Our thoughts: It’s going to be interesting to see what Indiana will look like with a spread offense.
But wait, let us explain…
The football writers break down some of the nation’s top contenders outside the Big Ten
Yeah, we know, everyone hates Southern Cal, but they are the obvious favorite for an unprecedented third straight title. Let’s get something straight though: Matt Leinart is overrated. We’re not saying he’s not a good quarterback; he is in fact a very good one. But we just don’t think he’s the straw that stirs the Trojans’ drink. That distinction goes to dynamic running back Reggie Bush. He is the player that coaches truly fear and know they have to gameplan for. The mismatches he creates keep coordinators and players sleepless. But despite him and the rest of the Souther Cal offense, there are question marks that make the team vulnerable. We’re just not ready to discount them yet.
And the Rest of the Contenders:
It all starts with Vince Young. He has his faults and shortcomings – such as not being able to throw an accurate pass over five yards. But his speed, quickness and strength make him the most dangerous college quarterback since Michael Vick. If the Longhorns can decide on a running back and get some support from a few blue-chip receivers, there is the definite possibility of a repeat trip to the Rose Bowl.
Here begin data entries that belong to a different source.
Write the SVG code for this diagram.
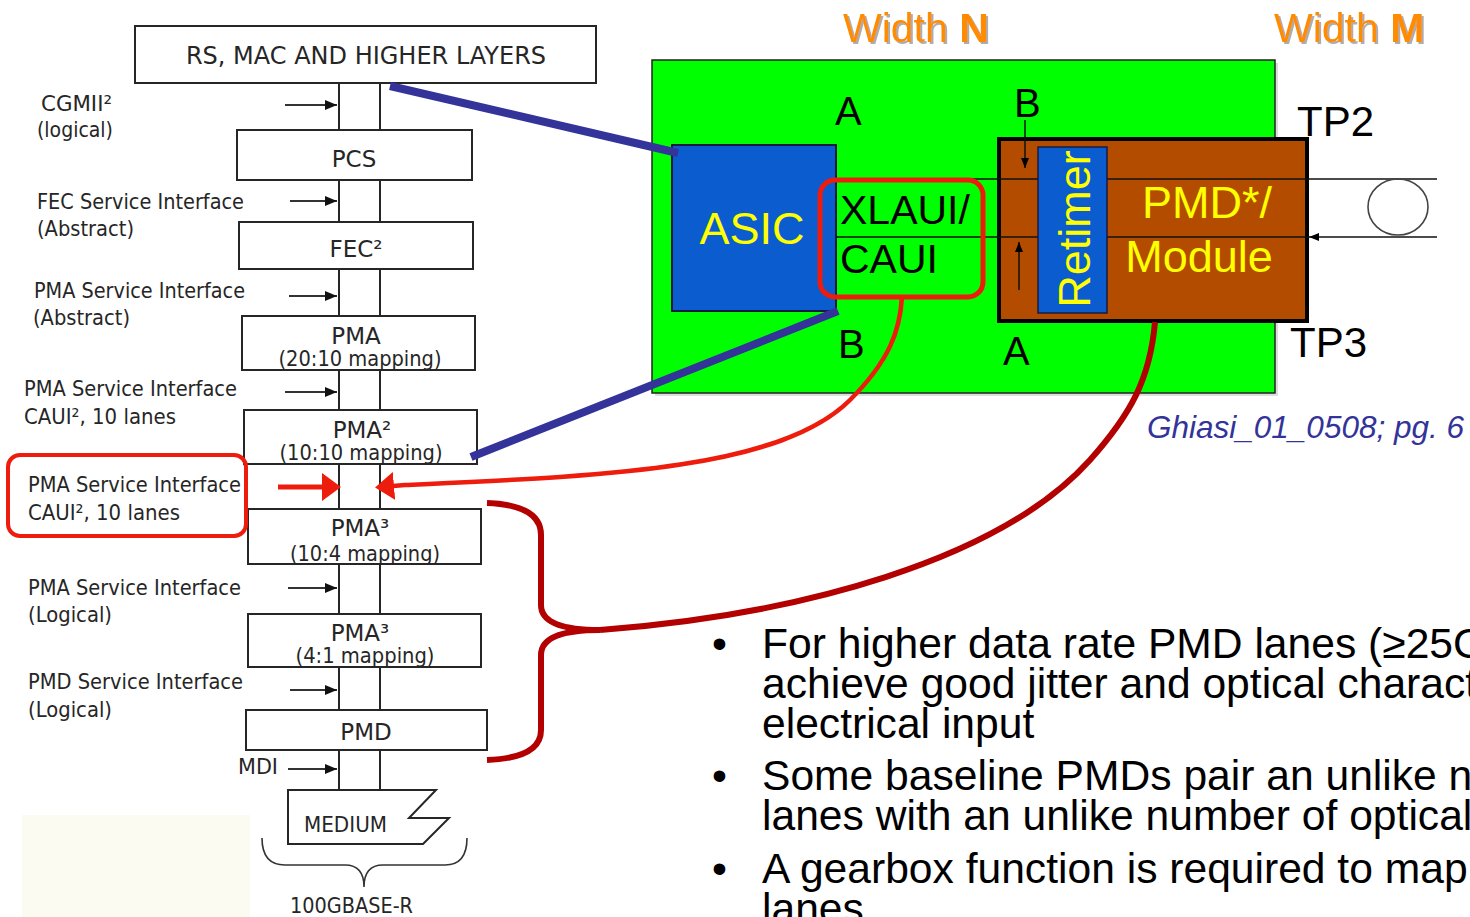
<svg xmlns="http://www.w3.org/2000/svg" width="1470" height="917" viewBox="0 0 1470 917">
<style>
.box{fill:#fff;stroke:#262626;stroke-width:2}
.lbl{font-family:"DejaVu Sans",sans-serif;font-size:22px;fill:#262626}
.bt{font-family:"DejaVu Sans",sans-serif;font-size:23px;fill:#262626;text-anchor:middle}
.bus{stroke:#262626;stroke-width:2;fill:none}
.sarr{stroke:#333;stroke-width:2;fill:none;marker-end:url(#ah)}
.ar{font-family:"Liberation Sans",Arial,sans-serif}
.blk{font-size:41px;fill:#000}
.yel{font-size:45px;fill:#ffff00;text-anchor:middle}
.bluebox{fill:#0a5ccf;stroke:#1a1a40;stroke-width:2}
.bl{stroke:#333399;stroke-width:8;fill:none}
.red{stroke:#ee1c0c;fill:none}
.dred{stroke:#b30000;stroke-width:6;fill:none}
.wid{font-size:41px;fill:#ff8c00}
.bul{font-size:42.6px;fill:#000}
.thin{stroke:#111;stroke-width:1.5;fill:none}
</style>
<defs>
<marker id="ah" markerUnits="userSpaceOnUse" markerWidth="12" markerHeight="10" viewBox="0 0 12 10" refX="12" refY="5" orient="auto"><path d="M0,0 L12,5 L0,10 z" fill="#111"/></marker>
<marker id="ahs" markerUnits="userSpaceOnUse" markerWidth="10" markerHeight="8" viewBox="0 0 10 8" refX="10" refY="4" orient="auto"><path d="M0,0 L10,4 L0,8 z" fill="#000"/></marker>
<marker id="rh" markerUnits="userSpaceOnUse" markerWidth="19" markerHeight="28" viewBox="0 0 19 28" refX="1" refY="14" orient="auto-start-reverse"><path d="M0,0 L19,14 L0,28 z" fill="#ee1c0c"/></marker>
<filter id="sh" x="-10%" y="-10%" width="130%" height="130%"><feDropShadow dx="2" dy="2" stdDeviation="0.6" flood-color="#999" flood-opacity="0.8"/></filter>
</defs>
<rect width="1470" height="917" fill="#fff"/>
<rect x="22" y="815" width="228" height="102" fill="#fbfbf2"/>

<g id="bus" class="bus">
<path d="M339 83 V790 M380 83 V790"/>
</g>

<g id="rs"><rect class="box" x="135" y="26" width="461" height="57"/><text class="bt" x="366" y="64" style="font-size:24px">RS, MAC AND HIGHER LAYERS</text></g>
<g id="pcs"><rect class="box" x="237" y="130" width="235" height="50"/><text class="bt" x="354" y="167">PCS</text></g>
<g id="fec"><rect class="box" x="239" y="222" width="234" height="47"/><text class="bt" x="356" y="257">FEC²</text></g>
<g id="pma1"><rect class="box" x="242" y="316" width="233" height="54"/><text class="bt" x="356" y="344">PMA</text><text class="bt" x="360" y="366" style="font-size:22px" textLength="163" lengthAdjust="spacingAndGlyphs">(20:10 mapping)</text></g>
<g id="pma2"><rect class="box" x="244" y="410" width="233" height="54"/><text class="bt" x="362" y="438">PMA²</text><text class="bt" x="361" y="460" style="font-size:22px" textLength="163" lengthAdjust="spacingAndGlyphs">(10:10 mapping)</text></g>
<g id="pma3"><rect class="box" x="248" y="509" width="233" height="55"/><text class="bt" x="360" y="536">PMA³</text><text class="bt" x="365" y="561" style="font-size:22px" textLength="150" lengthAdjust="spacingAndGlyphs">(10:4 mapping)</text></g>
<g id="pma4"><rect class="box" x="248" y="614" width="233" height="53"/><text class="bt" x="360" y="641">PMA³</text><text class="bt" x="365" y="663" style="font-size:22px" textLength="139" lengthAdjust="spacingAndGlyphs">(4:1 mapping)</text></g>
<g id="pmd"><rect class="box" x="246" y="710" width="241" height="40"/><text class="bt" x="366" y="740">PMD</text></g>
<g id="medium"><path class="box" d="M288 790 H436 L409 818 H449 L423 844 H288 Z"/><text class="lbl" x="304" y="832" textLength="83" lengthAdjust="spacingAndGlyphs">MEDIUM</text></g>
<g id="brace100g"><path d="M262 838 Q262 865 285 865 H345 Q364 865 364 887 Q364 865 383 865 H445 Q467 865 467 838" fill="none" stroke="#333" stroke-width="1.6"/><text class="lbl" x="290" y="913" textLength="123" lengthAdjust="spacingAndGlyphs">100GBASE-R</text></g>

<g id="labels">
<text class="lbl" x="41" y="111" textLength="71" lengthAdjust="spacingAndGlyphs">CGMII²</text>
<text class="lbl" x="37" y="137" textLength="76" lengthAdjust="spacingAndGlyphs">(logical)</text>
<text class="lbl" x="37" y="209" textLength="207" lengthAdjust="spacingAndGlyphs">FEC Service Interface</text>
<text class="lbl" x="37" y="236" textLength="97" lengthAdjust="spacingAndGlyphs">(Abstract)</text>
<text class="lbl" x="34" y="298" textLength="211" lengthAdjust="spacingAndGlyphs">PMA Service Interface</text>
<text class="lbl" x="33" y="325" textLength="97" lengthAdjust="spacingAndGlyphs">(Abstract)</text>
<text class="lbl" x="24" y="396" textLength="213" lengthAdjust="spacingAndGlyphs">PMA Service Interface</text>
<text class="lbl" x="24" y="424" textLength="152" lengthAdjust="spacingAndGlyphs">CAUI², 10 lanes</text>
<text class="lbl" x="28" y="595" textLength="213" lengthAdjust="spacingAndGlyphs">PMA Service Interface</text>
<text class="lbl" x="28" y="622" textLength="84" lengthAdjust="spacingAndGlyphs">(Logical)</text>
<text class="lbl" x="28" y="689" textLength="215" lengthAdjust="spacingAndGlyphs">PMD Service Interface</text>
<text class="lbl" x="28" y="717" textLength="84" lengthAdjust="spacingAndGlyphs">(Logical)</text>
<text class="lbl" x="238" y="774" textLength="40" lengthAdjust="spacingAndGlyphs">MDI</text>
</g>
<g id="caui-highlight">
<rect x="8" y="455" width="238" height="81" rx="12" fill="none" stroke="#ee1c0c" stroke-width="4"/>
<text class="lbl" x="28" y="492" textLength="213" lengthAdjust="spacingAndGlyphs">PMA Service Interface</text>
<text class="lbl" x="28" y="520" textLength="152" lengthAdjust="spacingAndGlyphs">CAUI², 10 lanes</text>
</g>

<g id="board">
<rect x="655" y="63" width="623" height="333" fill="#bbb" opacity="0.5"/>
<rect x="652" y="60" width="623" height="333" fill="#00ff00" stroke="#222" stroke-width="1.5"/>
</g>
<g id="asic"><rect class="bluebox" x="672" y="145" width="164" height="166"/><text class="ar yel" x="752" y="244">ASIC</text></g>
<g id="module"><rect x="999" y="139" width="308" height="182" fill="#b44c00" stroke="#000" stroke-width="4"/></g>
<g id="signal-lines">
<path class="thin" d="M836 179 H1437 M836 237 H1309"/>
<path class="thin" d="M1437 237 H1309" marker-end="url(#ahs)"/>
<path class="thin" d="M1025 120 V168" marker-end="url(#ahs)"/>
<path class="thin" d="M1019 290 V242" marker-end="url(#ahs)"/>
<ellipse cx="1398" cy="207" rx="30" ry="28" fill="none" stroke="#444" stroke-width="1.6"/>
</g>
<g id="retimer"><rect x="1038" y="147" width="69" height="166" fill="#0a5ccf" stroke="#1a1a40" stroke-width="1.5"/><text class="ar yel" transform="translate(1090 229) rotate(-90)" x="0" y="0">Retimer</text></g>
<g id="module-text"><text class="ar yel" x="1207" y="218">PMD*/</text><text class="ar yel" x="1199" y="272">Module</text></g>
<g id="xlaui">
<text class="ar blk" x="840" y="224">XLAUI/</text>
<text class="ar blk" x="840" y="273">CAUI</text>
<rect x="820" y="180" width="163" height="117" rx="15" fill="none" stroke="#ee1c0c" stroke-width="5"/>
</g>
<g id="markers-text" class="ar">
<text class="blk" x="835" y="125" style="font-size:40px">A</text>
<text class="blk" x="1014" y="117" style="font-size:40px">B</text>
<text class="blk" x="838" y="358" style="font-size:40px">B</text>
<text class="blk" x="1003" y="365" style="font-size:40px">A</text>
<text class="blk" x="1297" y="136" style="font-size:42px">TP2</text>
<text class="blk" x="1290" y="357" style="font-size:42px">TP3</text>
<text class="wid" x="843" y="42" filter="url(#sh)">Width <tspan font-weight="bold">N</tspan></text>
<text class="wid" x="1274" y="42" filter="url(#sh)">Width <tspan font-weight="bold">M</tspan></text>
<text x="1147" y="438" style="font-size:31.5px;font-style:italic;fill:#333399">Ghiasi_01_0508; pg. 6</text>
</g>

<g id="connectors">
<path class="sarr" d="M285 105 H337"/>
<path class="sarr" d="M290 201 H337"/>
<path class="sarr" d="M289 296 H337"/>
<path class="sarr" d="M285 392 H337"/>
<path class="sarr" d="M288 588 H337"/>
<path class="sarr" d="M290 690 H337"/>
<path class="sarr" d="M288 769 H337"/>
<path class="bl" d="M390 86 L678 153"/>
<path class="bl" d="M838 311 L471 457"/>
<path class="red" stroke-width="5" d="M278 487 H323" marker-end="url(#rh)"/>
<path class="red" stroke-width="4.5" d="M393 486 L405 485 C600 476 780 470 850 400 C890 360 900 330 902 297" marker-start="url(#rh)"/>
<path class="dred" d="M487 503 Q541 505 541 535 V605 Q541 630 600 630 Q541 630 541 655 V730 Q541 758 487 760"/>
<path class="dred" d="M600 630 C800 615 1000 560 1090 460 C1130 415 1150 380 1155 322"/>
</g>

<g id="bullets" class="ar bul">
<text x="712" y="658">•</text>
<text x="762" y="658">For higher data rate PMD lanes (≥25G</text>
<text x="762" y="698">achieve good jitter and optical charact</text>
<text x="762" y="738">electrical input</text>
<text x="712" y="790">•</text>
<text x="762" y="790">Some baseline PMDs pair an unlike n</text>
<text x="762" y="830">lanes with an unlike number of optical</text>
<text x="712" y="883">•</text>
<text x="762" y="883">A gearbox function is required to map</text>
<text x="762" y="923">lanes</text>
</g>
</svg>
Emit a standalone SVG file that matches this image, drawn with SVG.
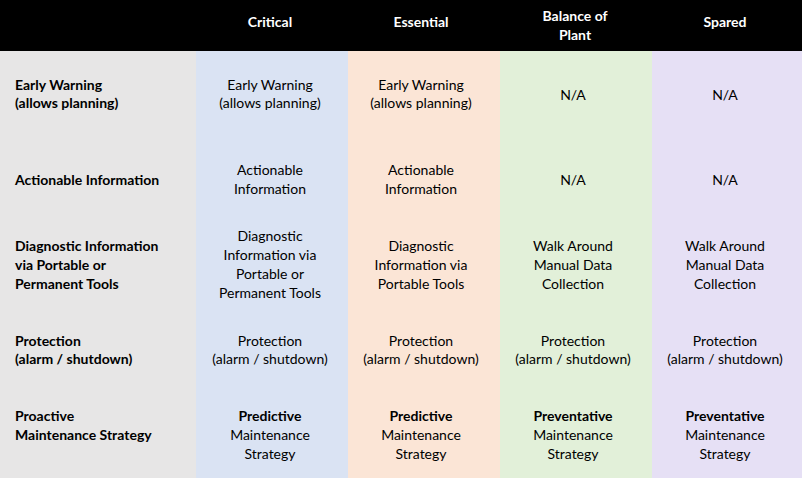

But most people are not ready to bet the house on coach Mack Brown just yet.
Marcus Vick probably has too much pressure just by virtue of his name. But then he went and smoked weed, had sex with an underage girl and got suspended last season. Now he’s back for his senior year and can redeem himself by acting as the catalyst for the Hokies’ national title run.
Their stacked backfield has allowed the Tigers to lose starting tailback Alley Broussard for the season and not even blink. That’s what happens when your backup is Sugar Bowl MVP Justin Vincent. The real question will be who takes the snaps under center. JaMarcus Russell is the favorite after playing well off the bench in last year’s Capital One Bowl.
The Volunteers have struggled the past few seasons, but they have the right pieces to get to Pasadena: a great running game (Gerald Riggs), experience, a talented quarterback (Erik Ainge) and a stout defense.
One of the newest members of the Big East, the Cardinals have weapons everywhere on offense. But will their weak schedule keep them from really making a huge impact on the national picture?